Late at night, when everyone is deep asleep, Birbal goes to the guest’s room and upends a bucket of ice-cold water on the bed, startling the person awake who screams out for his mother and father in, you guessed it, their native tongue and Birbal saves the day again. At times of major stress, we typically reach out to calling for our earliest caregivers and usually in the language we used as a kid. When in pain, or at moments of shock, we call out for them, or maybe a divine figure. This is generally true no matter how old one gets. One might be a nonagenarian in an old-age home or a three-year old who stubbed their toe in the playground, and it is still very much the same. We call out for the first caregiver we knew. It is the rare person who does something different.
Yet, there is a moment of transition when the person taking immediate care becomes the partner or someone in a romantic relationship, and not the parent or the earlier caregiver. Families bond over care, especially care at critical times of illnesses and support needed at such times. If one has had a consistently caring family situation, that moment of transition can be quite traumatic in itself and is a major source of conflicts in many families. Imagine a person is getting admitted to a hospital for a surgery. It requires them to stay at the hospital for say, three to four nights, and they need an attendant to stay with them through the whole period who can take care of them. Who gets to stay with them through it all? Is it the parent, or would it be the new intimate partner they have in their life? When does one start choosing the partner over the parent? Or, does one continue to choose parental support at times like this?

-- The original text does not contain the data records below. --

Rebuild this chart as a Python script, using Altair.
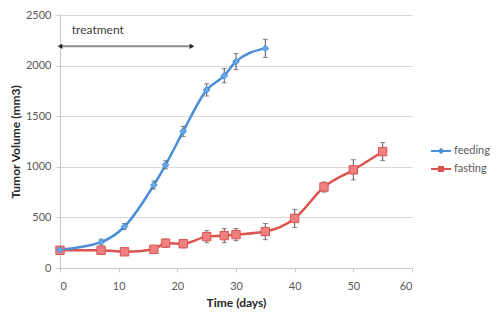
import altair as alt
import pandas as pd

feeding_days = [0, 7, 11, 16, 18, 21, 25, 28, 30, 35]
feeding_vol = [180, 255, 410, 820, 1020, 1350, 1760, 1900, 2040, 2170]
feeding_err = [30, 30, 30, 40, 40, 50, 60, 70, 80, 90]

fasting_days = [0, 7, 11, 16, 18, 21, 25, 28, 30, 35, 40, 45, 50, 55]
fasting_vol = [175, 175, 160, 185, 245, 240, 310, 320, 330, 360, 490, 800, 970, 1150]
fasting_err = [30, 30, 30, 30, 40, 40, 60, 70, 60, 80, 90, 50, 100, 90]

series_names = ["feeding", "fasting"]
series_colors = ["#4a8fd8", "#dc5450"]
x_ticks = [0, 10, 20, 30, 40, 50, 60]
y_ticks = [0, 500, 1000, 1500, 2000, 2500]

treatment_label = "treatment"
treatment_start = 0
treatment_end = 22.5
treatment_y = 2190
treatment_label_x = 2
treatment_label_y = 2355

FONT = "Lato"

rows = []
for d, v, e in zip(feeding_days, feeding_vol, feeding_err):
    rows.append({"series": "feeding", "day": d, "vol": v, "lo": v - e, "hi": v + e})
for d, v, e in zip(fasting_days, fasting_vol, fasting_err):
    rows.append({"series": "fasting", "day": d, "vol": v, "lo": v - e, "hi": v + e})
df = pd.DataFrame(rows)

xscale = alt.Scale(domain=[0, 60], nice=False)
yscale = alt.Scale(domain=[0, 2500], nice=False)
cscale = alt.Scale(domain=series_names, range=series_colors)

x_enc = alt.X("day:Q", scale=xscale, title="Time (days)",
              axis=alt.Axis(values=x_ticks, format="d", grid=False, domainColor="#c8c8c8",
                            tickColor="#c8c8c8", tickSize=4, labelPadding=8,
                            labelColor="#595959", labelFontSize=11, labelFont=FONT,
                            titleFont=FONT, titleFontSize=12, titleColor="#262626",
                            titleFontWeight="bold", titlePadding=6))
y_enc = alt.Y("vol:Q", scale=yscale, title="Tumor Volume (mm3)",
              axis=alt.Axis(values=y_ticks, format="d", grid=True, gridColor="#d9d9d9",
                            domainColor="#c8c8c8", tickColor="#c8c8c8", tickSize=4,
                            labelPadding=5, labelColor="#595959", labelFontSize=11,
                            labelFont=FONT, titleFont=FONT, titleFontSize=12,
                            titleColor="#262626", titleFontWeight="bold",
                            titlePadding=3))

base = alt.Chart(df)

line_fast = base.transform_filter(alt.datum.series == "fasting").mark_line(
    interpolate="monotone", strokeWidth=2.5, color=series_colors[1]
).encode(x=x_enc, y=y_enc)
line_feed = base.transform_filter(alt.datum.series == "feeding").mark_line(
    interpolate="monotone", strokeWidth=2.5, color=series_colors[0]
).encode(x="day:Q", y="vol:Q")

err_rule = base.mark_rule(color="#555555", strokeWidth=1).encode(
    x="day:Q", y="lo:Q", y2="hi:Q"
)
err_lo = base.mark_tick(orient="horizontal", size=5, thickness=1, color="#555555").encode(
    x="day:Q", y="lo:Q"
)
err_hi = base.mark_tick(orient="horizontal", size=5, thickness=1, color="#555555").encode(
    x="day:Q", y="hi:Q"
)

pts_feed = base.transform_filter(alt.datum.series == "feeding").mark_point(
    shape="diamond", filled=True, size=45, color="#6aa6e4", stroke="#4a8fd8", strokeWidth=1, opacity=1
).encode(x="day:Q", y="vol:Q")

pts_fast = base.transform_filter(alt.datum.series == "fasting").mark_point(
    shape="square", filled=True, size=70, color="#ee8080", stroke="#dc5450", strokeWidth=1, opacity=1
).encode(x="day:Q", y="vol:Q")

feed_sym = "M-1,-0.1L1,-0.1L1,0.1L-1,0.1Z M0,-0.32L0.32,0L0,0.32L-0.32,0Z"
fast_sym = "M-1,-0.1L1,-0.1L1,0.1L-1,0.1Z M-0.3,-0.3L0.3,-0.3L0.3,0.3L-0.3,0.3Z"

leg = alt.Legend(title=None, orient="none", legendX=371, legendY=126,
                 symbolSize=400, symbolStrokeWidth=0, rowPadding=3,
                 labelFont=FONT, labelFontSize=11, labelColor="#595959",
                 labelOffset=3, symbolOpacity=1)

legend_layer = base.transform_filter("false").mark_point(filled=True, opacity=1).encode(
    x="day:Q", y="vol:Q",
    color=alt.Color("series:N", scale=cscale, legend=leg),
    shape=alt.Shape("series:N", scale=alt.Scale(domain=series_names, range=[feed_sym, fast_sym]),
                    legend=leg),
)

arrow_df = pd.DataFrame({"x": [treatment_start], "x2": [treatment_end], "y": [treatment_y]})
arrow_base = alt.Chart(arrow_df)
shaft = arrow_base.mark_rule(color="#8c8c8c", strokeWidth=2).encode(
    x="x:Q", x2="x2:Q", y="y:Q"
)
head_l = arrow_base.mark_point(shape="triangle-left", filled=True, size=30, color="#262626", opacity=1).encode(
    x="x:Q", y="y:Q"
)
head_r = arrow_base.mark_point(shape="triangle-right", filled=True, size=30, color="#262626", opacity=1).encode(
    x="x2:Q", y="y:Q"
)

label_df = pd.DataFrame({"x": [treatment_label_x], "y": [treatment_label_y], "t": [treatment_label]})
label = alt.Chart(label_df).mark_text(align="left", baseline="middle", font=FONT, fontSize=12,
                                      color="#404040").encode(x="x:Q", y="y:Q", text="t:N")

chart = alt.layer(
    line_fast, line_feed, err_rule, err_lo, err_hi, pts_fast, pts_feed, legend_layer,
    shaft, head_l, head_r, label
).properties(
    width=352, height=253,
    autosize=alt.AutoSizeParams(type="none"),
    padding={"left": 52, "top": 7, "right": 80, "bottom": 43},
).configure_view(stroke=None)

chart.save("out.html", embed_options={"renderer": "svg", "actions": False})
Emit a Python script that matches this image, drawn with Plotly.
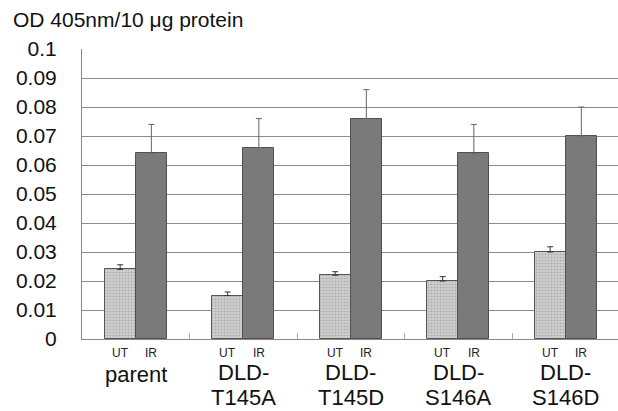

Occasionally, one might have some logistical reason, like perhaps knowing the local language or if there are questions of accessibility, for choosing one person over the other, but under most other circumstances, the choice of who you take with you into hospital rooms and other such exceptional circumstances do indicate that pecking order as it were, in terms of intimacy. Who you choose to be with you says a lot.
And yes, you might still cry out for a parent when in pain.